It’s a big year for aspiring munchkins. The sequel to last year’s musical hit Wicked, Wicked: For Good, drops from the sky this November, and in a startling failure of linear storytelling, the sequel to both of those movies, 1939’s The Wizard of Oz, is now playing at Sphere. Only it’s not your parents’ (and your grandparents, and your great-grandparents’) Wizard of Oz. It’s been zhuzhed up to match Sphere’s massive, 160,000 square-foot, super high-resolution curved screen, 167,000-speaker 3D sound system and its raft of in-theater effects, from wind machines to in-seat haptic feedback. (It’s also been shrunk, in a way, but more on that in a moment).
The Wizard of Oz at Sphere recasts the beloved, iconic 86-year-old movie as an immersive entertainment with few peers. CGI and AI are used to expand the original film’s 1.37:1 aspect ratio—a nearly-square picture, in essence—to Sphere’s gigantic, entire-field-of-vision format. Characters who didn’t appear on screen previously are now represented: A shot that once featured only Dorothy, Scarecrow and Tin Man now includes the Cowardly Lion, lurking in foliage previously offscreen. Formerly painted backgrounds are replaced with photorealistic landscapes; the sepia-toned sky that stretches overhead during “Over the Rainbow” is now alive with clouds and flying birds, a fitting counterpart to the swoon-worthy, re-recorded instrumental score.

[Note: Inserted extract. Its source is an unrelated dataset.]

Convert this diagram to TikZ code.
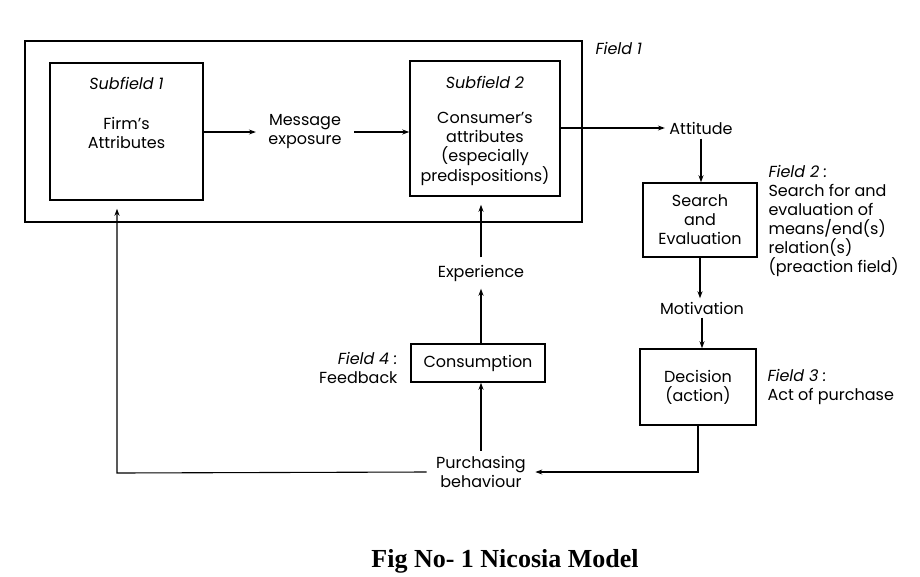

But no red-blooded American pays good money to watch clouds. No, you’re coming to Sphere to have your sequined slippers rocked off, dammit, and this Oz delivers, repeatedly. Fire effects bloom when our intrepid foursome enters the Wizard’s chambers. Flying monkey drones—oh, how long I’ve desired to type that phrase—circle the audience ominously. And the twister that carries Dorothy to Oz pretty much brings the house down with wind machines, booming sound, seat vibrations and swirling paper “debris.” It’s easily the most thrilling portion of the experience, and the best possible demonstration of what Sphere can do at the top of its abilities.
It’s an incredible ride. But The Wizard of Oz at Sphere isn’t a movie; not really. Some 27 minutes are cut from the film—dialogue, character beats, bits of songs, most of Professor Marvel’s and the Cowardly Lion’s performances (gone are both “Unusual weather we’re havin’, ain’t it” and “You clinking, clanking, clattering collection of caliginous junk!”) and an entire musical number, “If I Were King of the Forest.” Shot compositions are destroyed; often, characters are pushed to the absolute bottom of the screen, basically peering into the theater as if it they needed to stand on tiptoe to do it.
But that’s a discussion for cineastes and people who’ve internalized The Wizard of Oz to the point that these cuts and changes may feel too dear, and even some of those will doubtlessly be intrigued. This is cinema as theme park attraction, and theme park attraction as a spectacular waking hallucination. I’m glad I took the journey, even if it did muss my hair and did Bert Lahr dirty.
THE WIZARD OF OZ AT SPHERE Daily through March 31, 2025, various showtimes, $119. Sphere, thesphere.com.